İnovasyon sadece heyecan verici bir sloganın ötesine geçmeli. Çünkü inovasyon, teknolojik dönüşüm sürecinde kritik bir role sahip. Dinamik ve esnek bir yaklaşım, şirketlerin sürekli değişen teknolojik ortama adaptasyonunu sağlar. Bu, işletmelerin müşteri beklentilerini karşılamak, operasyonel verimliliği artırmak ve yeni iş modelleri geliştirmek için teknolojik yenilikleri hızla benimsemelerini gerektirir. Yenilikçi düşünce, problem çözme süreçlerinde kreatif yaklaşımlar sunar ve işletmeleri pazarda öne çıkarır. Esneklik ise değişen piyasa koşullarına ve teknolojilere hızlı bir şekilde yanıt verebilme kapasitesidir. Bu, özellikle örneğin pazarlama, iletişim, otomotiv gibi hızlı hareket eden sektörlerde, şirketlerin rekabet avantajını sürdürmeleri için hayati önem taşır.

DİJİTAL DÖNÜŞÜMÜN ANAHTARI: STRATEJİ, KÜLTÜR VE TEKNOLOJİ

Başarılı adaptasyon ve sürdürülebilir bir dönüşüm için şirketlerin kapsamlı bir strateji geliştirmeleri, bu stratejiyi destekleyen bir kültür oluşturmaları ve gerekli teknolojik altyapıyı kurmaları gerekiyor.
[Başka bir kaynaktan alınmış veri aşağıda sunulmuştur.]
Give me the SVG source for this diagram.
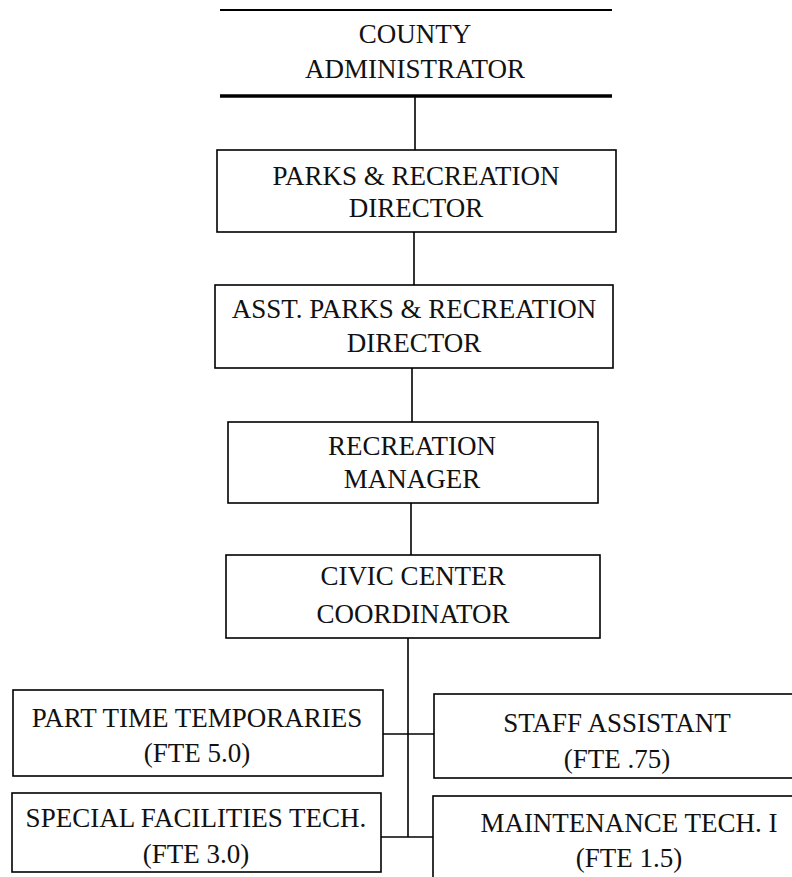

Stratejik planlama, şirketin vizyonunu ve teknolojik yatırımlarını yönlendirirken; çevik bir kurumsal kültür, çalışanların bu değişime adaptasyonunu ve yenilikçi fikirlerin benimsenmesini kolaylaştırır. Teknolojik altyapı dijital dönüşümün temellerini kurarak; verimliliği artıran, iş süreçlerini otomatize edebilen ve müşteri deneyimini iyileştiren imkanlar sunmalı. Bu üç faktörün birbiriyle paslaşarak entegre edilmesi, şirketlerin dijital çağda yaşayacak olması için gerekli anahtarını oluşturuyor. Bilgi çağından veri çağına geçtiğimizi sindirerek bu düzene hızlı bir şekilde ayak uydurmalıyız.